- Data extract

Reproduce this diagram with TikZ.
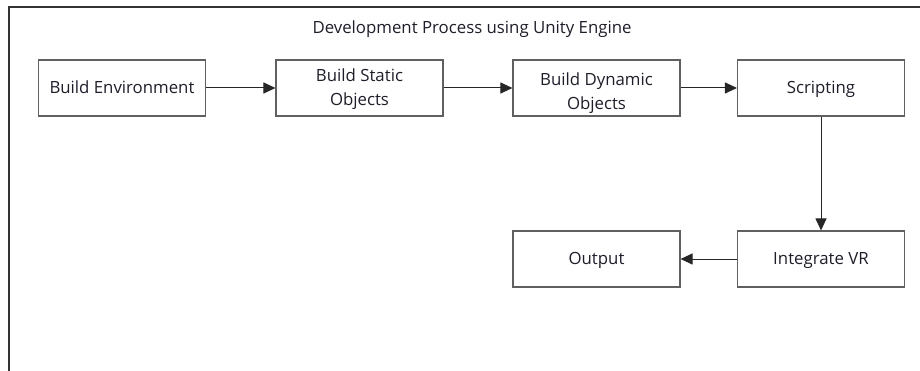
\documentclass[tikz,border=0pt]{standalone}
\usepackage{fontspec}
\setmainfont{Open Sans}
\usetikzlibrary{arrows.meta}
\definecolor{framecol}{HTML}{333333}
\definecolor{boxcol}{HTML}{606060}
\definecolor{inkcol}{HTML}{1E1E2A}
% two-line label; #1 lowers the last line's baseline below the node baseline
\newcommand{\twolines}[3]{\raisebox{-#1}{\begin{tabular}[b]{@{}c@{}}#2\\#3\end{tabular}}}
\tikzset{
  stage/.style={draw=boxcol, line width=1.1pt, rectangle, minimum width=167pt,
    minimum height=56pt, inner sep=0pt, text=inkcol,
    text height=12pt, text depth=0pt,
    font=\fontsize{16.8}{24}\selectfont},
  flow/.style={draw=black!85, line width=1pt, -{Triangle[length=12pt,width=11pt]}}
}
\begin{document}
\begin{tikzpicture}[x=1pt,y=-1pt]
  \useasboundingbox (0,0) rectangle (920,371);
  % open frame around the process (left and top edges only)
  \draw[framecol, line width=1.5pt] (9,371) -- (9,7) -- (920,7);
  \node[text=inkcol, font=\fontsize{16.8}{20}\selectfont,
    text height=12pt, text depth=0pt] (title) at (472,28)
    {Development Process using Unity Engine};

  % process stages
  \node[stage] (env)     at (122,88)   {Build Environment};
  \node[stage] (static)  at (359.5,88) {\twolines{12pt}{Build Static}{Objects}};
  \node[stage] (dynamic) at (596.5,88) {\twolines{16pt}{Build Dynamic}{Objects}};
  \node[stage] (script)  at (821,88)   {Scripting};
  \node[stage] (vr)      at (821,259)  {Integrate VR};
  \node[stage] (out)     at (596.5,259) {Output};

  % connectors
  \draw[flow] (env) -- (static);
  \draw[flow] (static) -- (dynamic);
  \draw[flow] (dynamic) -- (script);
  \draw[flow] (script) -- (vr);
  \draw[flow] (vr) -- (out);
\end{tikzpicture}
\end{document}
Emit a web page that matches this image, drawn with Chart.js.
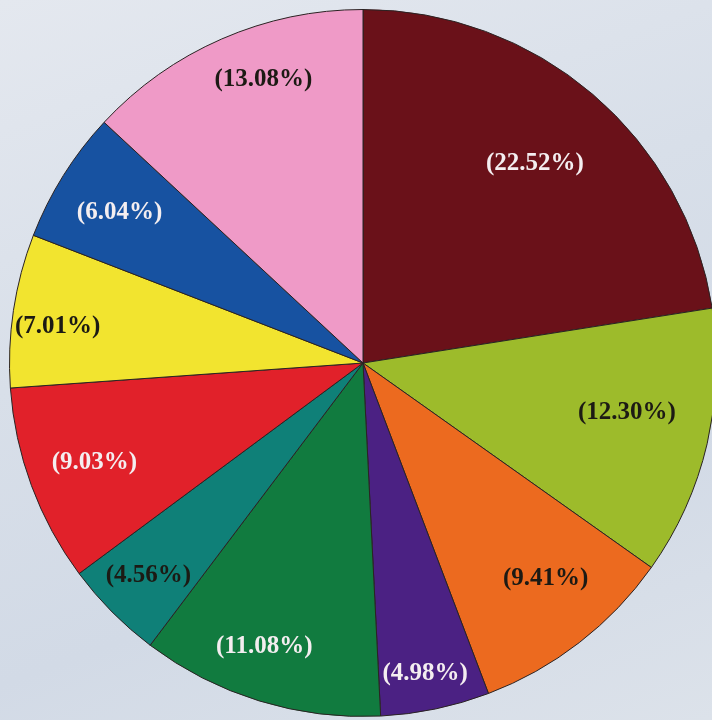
<!DOCTYPE html>
<html>
<head>
<meta charset="utf-8">
<script src="https://cdn.jsdelivr.net/npm/chart.js@4/dist/chart.umd.min.js"></script>
<style>
  html, body {
    margin: 0;
    padding: 0;
    width: 712px;
    height: 720px;
    overflow: hidden;
    background: linear-gradient(160deg, #e4e8ef 0%, #d8dfe9 40%, #d2dae6 70%, #dce2ea 100%);
  }
  #wrap {
    position: absolute;
    left: 0;
    top: 0;
    width: 726px;
    height: 726px;
  }
</style>
</head>
<body>
<div id="wrap"><canvas id="pieChart"></canvas></div>
<script>
// share of each slice, clockwise from 12 o'clock
const shares = [22.52, 12.30, 9.41, 4.98, 11.08, 4.56, 9.03, 7.01, 6.04, 13.08];
const sliceLabels = ['(22.52%)', '(12.30%)', '(9.41%)', '(4.98%)', '(11.08%)',
                     '(4.56%)', '(9.03%)', '(7.01%)', '(6.04%)', '(13.08%)'];

const sliceColors = ['#6a1119', '#9dbb2b', '#ec6a1f', '#4b2183', '#117b3f',
                     '#0f8078', '#e1212a', '#f2e42f', '#1752a1', '#ef9ac7'];
const textColors = ['#f4eef0', '#1c1a14', '#1c1a14', '#f4eef0', '#f4eef0',
                    '#1c1a14', '#f4eef0', '#1c1a14', '#f4eef0', '#1c1a14'];
// label placement: fraction of radius, and a small turn (degrees) off the slice middle
const labelRadius = [0.745, 0.76, 0.80, 0.895, 0.85, 0.855, 0.81, 0.87, 0.81, 0.85];
const labelTurn = [0.2, -2.5, -2.5, 0.5, 2.1, 0, 0, -1.7, -0.3, 4.2];

const sliceText = {
  id: 'sliceText',
  afterDatasetsDraw(chart) {
    const ctx = chart.ctx;
    const arcs = chart.getDatasetMeta(0).data;
    ctx.save();
    ctx.font = 'bold 25px "Liberation Serif", "Times New Roman", serif';
    ctx.textAlign = 'center';
    ctx.textBaseline = 'middle';
    arcs.forEach((arc, i) => {
      const mid = (arc.startAngle + arc.endAngle) / 2 + labelTurn[i] * Math.PI / 180;
      const r = arc.outerRadius * labelRadius[i];
      ctx.fillStyle = textColors[i];
      ctx.fillText(sliceLabels[i], arc.x + Math.cos(mid) * r, arc.y + Math.sin(mid) * r);
    });
    ctx.restore();
  }
};

new Chart(document.getElementById('pieChart'), {
  type: 'pie',
  data: {
    labels: sliceLabels,
    datasets: [{
      data: shares,
      backgroundColor: sliceColors,
      borderColor: '#2a2222',
      borderWidth: 1,
    }],
  },
  options: {
    responsive: true,
    maintainAspectRatio: false,
    animation: false,
    layout: { padding: 9 },
    plugins: {
      legend: { display: false },
      tooltip: { enabled: false },
    },
  },
  plugins: [sliceText],
});
</script>
</body>
</html>
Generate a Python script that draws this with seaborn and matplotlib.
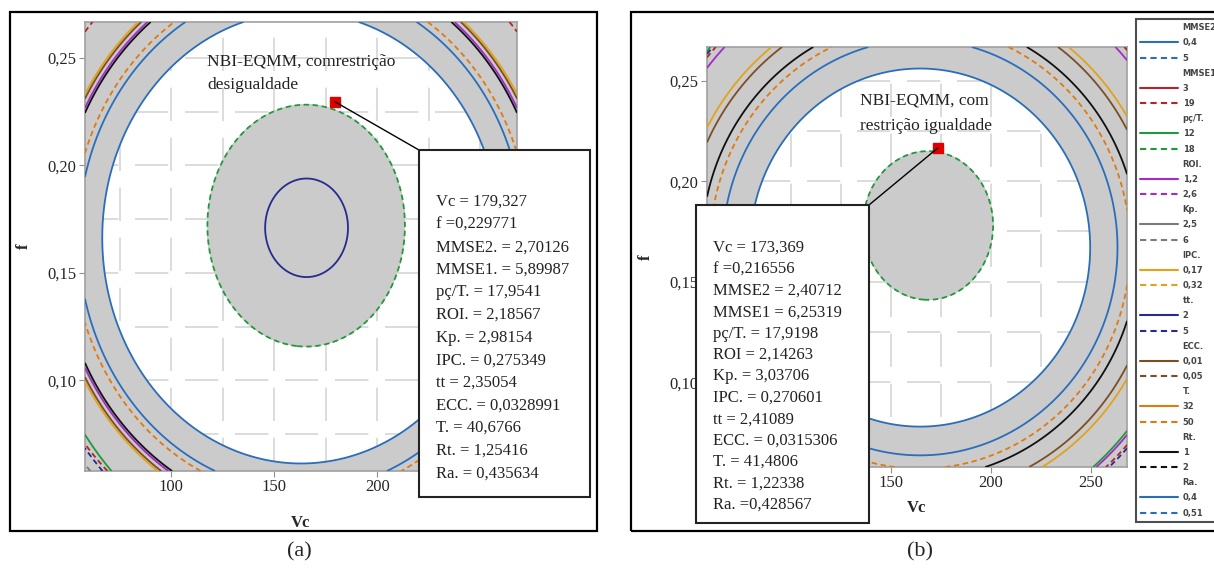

- Exercise brief
Extract, from the listing above, every line where the string "with" occurs.

- Reply
Reproduce this diagram with TikZ.
Emit a web page that matches this image, drawn with Chart.js.
Generate a Python script that draws this with seaborn and matplotlib.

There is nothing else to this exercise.